:: TASK PROMPT ::
Restate the material word for word and leave out anything that is a picture.

:: MATERIAL PROVIDED ::
------------------------------------------------

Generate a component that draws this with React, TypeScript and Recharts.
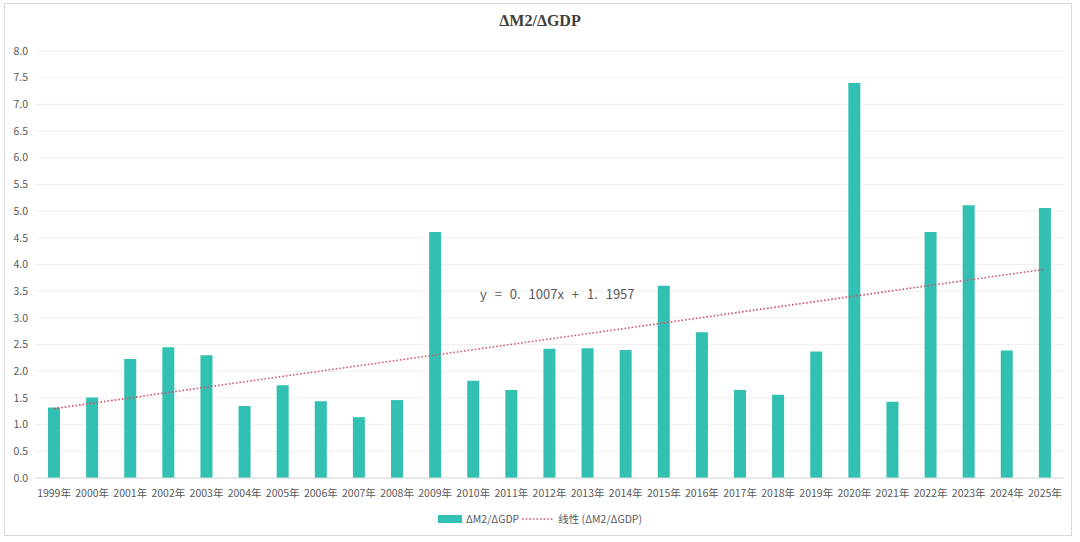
import { BarChart, Bar, XAxis, YAxis, CartesianGrid, ReferenceLine } from 'recharts';

const years = [
  '1999年', '2000年', '2001年', '2002年', '2003年', '2004年', '2005年', '2006年', '2007年',
  '2008年', '2009年', '2010年', '2011年', '2012年', '2013年', '2014年', '2015年', '2016年',
  '2017年', '2018年', '2019年', '2020年', '2021年', '2022年', '2023年', '2024年', '2025年',
];

const ratio = [
  1.32, 1.51, 2.23, 2.45, 2.30, 1.35, 1.74, 1.44, 1.14,
  1.46, 4.61, 1.82, 1.65, 2.42, 2.43, 2.40, 3.60, 2.73,
  1.65, 1.56, 2.37, 7.40, 1.43, 4.61, 5.11, 2.39, 5.06,
];

const yTicks = [0, 0.5, 1, 1.5, 2, 2.5, 3, 3.5, 4, 4.5, 5, 5.5, 6, 6.5, 7, 7.5, 8];

// trend line endpoints (y = 0.1007x + 1.1957)
const trendStart = 1.30;
const trendEnd = 3.91;
const trendLabel = 'y = 0. 1007x + 1. 1957';

const seriesName = 'ΔM2/ΔGDP';
const trendName = '线性 (ΔM2/ΔGDP)';

const data = years.map((year, i) => ({ year, value: ratio[i] }));

const BAR_COLOR = '#31c0b1';
const TREND_COLOR = '#d2566e';
const TEXT = '#595959';
const FONT = '"Noto Sans CJK SC", "Noto Sans", sans-serif';

export default function App() {
  return (
    <div
      style={{
        position: 'absolute',
        left: 0,
        top: 0,
        width: 1080,
        height: 542,
        background: '#fff',
        fontFamily: FONT,
      }}
    >
      <div
        style={{
          position: 'absolute',
          left: 4,
          top: 3,
          width: 1068,
          height: 533,
          border: '1px solid #d9d9d9',
          boxSizing: 'border-box',
        }}
      />
      <div
        style={{
          position: 'absolute',
          left: 0,
          width: 1080,
          top: 12,
          textAlign: 'center',
          fontFamily: '"Liberation Serif", serif',
          fontWeight: 'bold',
          fontSize: 16,
          color: '#404040',
        }}
      >
        {seriesName}
      </div>

      <BarChart
        width={1080}
        height={542}
        data={data}
        margin={{ top: 51, right: 16, left: 0, bottom: 34 }}
        style={{ position: 'absolute', left: 0, top: 0 }}
      >
        <CartesianGrid vertical={false} stroke="#efefef" />
        <XAxis
          dataKey="year"
          interval={0}
          tickLine={false}
          axisLine={{ stroke: '#d9d9d9' }}
          height={30}
          tickMargin={6}
          tick={{ fontSize: 10.5, fill: TEXT, fontFamily: FONT }}
        />
        <YAxis
          width={35}
          domain={[0, 8]}
          ticks={yTicks}
          interval={0}
          tickFormatter={(v: number) => v.toFixed(1)}
          tickLine={false}
          axisLine={false}
          tickSize={0}
          tickMargin={7}
          tick={{ fontSize: 10.5, fill: TEXT, fontFamily: FONT }}
        />
        <Bar dataKey="value" name={seriesName} fill={BAR_COLOR} barSize={12} isAnimationActive={false} />
        <ReferenceLine
          segment={[
            { x: years[0], y: trendStart },
            { x: years[years.length - 1], y: trendEnd },
          ]}
          stroke={TREND_COLOR}
          strokeWidth={1.6}
          strokeDasharray="1.6 2"
        />
      </BarChart>

      <div
        style={{
          position: 'absolute',
          left: 480,
          top: 284,
          fontSize: 13,
          color: TEXT,
          whiteSpace: 'pre',
          wordSpacing: 5,
        }}
      >
        {trendLabel}
      </div>

      <div
        style={{
          position: 'absolute',
          left: 0,
          width: 1080,
          top: 511,
          display: 'flex',
          justifyContent: 'center',
          alignItems: 'center',
          fontSize: 10.5,
          color: TEXT,
        }}
      >
        <span style={{ display: 'inline-block', width: 24, height: 8, background: BAR_COLOR, marginRight: 4 }} />
        <span style={{ marginRight: 3 }}>{seriesName}</span>
        <svg width={32} height={8} style={{ marginRight: 4 }}>
          <line x1={0} y1={4} x2={32} y2={4} stroke={TREND_COLOR} strokeWidth={1.6} strokeDasharray="1.6 2" />
        </svg>
        <span>{trendName}</span>
      </div>
    </div>
  );
}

------------------------------------------------

:: ANSWER TO THE PROBLEM ::
Generate a component that draws this with React, TypeScript and Recharts.
import { BarChart, Bar, XAxis, YAxis, CartesianGrid, ReferenceLine } from 'recharts';

const years = [
  '1999年', '2000年', '2001年', '2002年', '2003年', '2004年', '2005年', '2006年', '2007年',
  '2008年', '2009年', '2010年', '2011年', '2012年', '2013年', '2014年', '2015年', '2016年',
  '2017年', '2018年', '2019年', '2020年', '2021年', '2022年', '2023年', '2024年', '2025年',
];

const ratio = [
  1.32, 1.51, 2.23, 2.45, 2.30, 1.35, 1.74, 1.44, 1.14,
  1.46, 4.61, 1.82, 1.65, 2.42, 2.43, 2.40, 3.60, 2.73,
  1.65, 1.56, 2.37, 7.40, 1.43, 4.61, 5.11, 2.39, 5.06,
];

const yTicks = [0, 0.5, 1, 1.5, 2, 2.5, 3, 3.5, 4, 4.5, 5, 5.5, 6, 6.5, 7, 7.5, 8];

// trend line endpoints (y = 0.1007x + 1.1957)
const trendStart = 1.30;
const trendEnd = 3.91;
const trendLabel = 'y = 0. 1007x + 1. 1957';

const seriesName = 'ΔM2/ΔGDP';
const trendName = '线性 (ΔM2/ΔGDP)';

const data = years.map((year, i) => ({ year, value: ratio[i] }));

const BAR_COLOR = '#31c0b1';
const TREND_COLOR = '#d2566e';
const TEXT = '#595959';
const FONT = '"Noto Sans CJK SC", "Noto Sans", sans-serif';

export default function App() {
  return (
    <div
      style={{
        position: 'absolute',
        left: 0,
        top: 0,
        width: 1080,
        height: 542,
        background: '#fff',
        fontFamily: FONT,
      }}
    >
      <div
        style={{
          position: 'absolute',
          left: 4,
          top: 3,
          width: 1068,
          height: 533,
          border: '1px solid #d9d9d9',
          boxSizing: 'border-box',
        }}
      />
      <div
        style={{
          position: 'absolute',
          left: 0,
          width: 1080,
          top: 12,
          textAlign: 'center',
          fontFamily: '"Liberation Serif", serif',
          fontWeight: 'bold',
          fontSize: 16,
          color: '#404040',
        }}
      >
        {seriesName}
      </div>

      <BarChart
        width={1080}
        height={542}
        data={data}
        margin={{ top: 51, right: 16, left: 0, bottom: 34 }}
        style={{ position: 'absolute', left: 0, top: 0 }}
      >
        <CartesianGrid vertical={false} stroke="#efefef" />
        <XAxis
          dataKey="year"
          interval={0}
          tickLine={false}
          axisLine={{ stroke: '#d9d9d9' }}
          height={30}
          tickMargin={6}
          tick={{ fontSize: 10.5, fill: TEXT, fontFamily: FONT }}
        />
        <YAxis
          width={35}
          domain={[0, 8]}
          ticks={yTicks}
          interval={0}
          tickFormatter={(v: number) => v.toFixed(1)}
          tickLine={false}
          axisLine={false}
          tickSize={0}
          tickMargin={7}
          tick={{ fontSize: 10.5, fill: TEXT, fontFamily: FONT }}
        />
        <Bar dataKey="value" name={seriesName} fill={BAR_COLOR} barSize={12} isAnimationActive={false} />
        <ReferenceLine
          segment={[
            { x: years[0], y: trendStart },
            { x: years[years.length - 1], y: trendEnd },
          ]}
          stroke={TREND_COLOR}
          strokeWidth={1.6}
          strokeDasharray="1.6 2"
        />
      </BarChart>

      <div
        style={{
          position: 'absolute',
          left: 480,
          top: 284,
          fontSize: 13,
          color: TEXT,
          whiteSpace: 'pre',
          wordSpacing: 5,
        }}
      >
        {trendLabel}
      </div>

      <div
        style={{
          position: 'absolute',
          left: 0,
          width: 1080,
          top: 511,
          display: 'flex',
          justifyContent: 'center',
          alignItems: 'center',
          fontSize: 10.5,
          color: TEXT,
        }}
      >
        <span style={{ display: 'inline-block', width: 24, height: 8, background: BAR_COLOR, marginRight: 4 }} />
        <span style={{ marginRight: 3 }}>{seriesName}</span>
        <svg width={32} height={8} style={{ marginRight: 4 }}>
          <line x1={0} y1={4} x2={32} y2={4} stroke={TREND_COLOR} strokeWidth={1.6} strokeDasharray="1.6 2" />
        </svg>
        <span>{trendName}</span>
      </div>
    </div>
  );
}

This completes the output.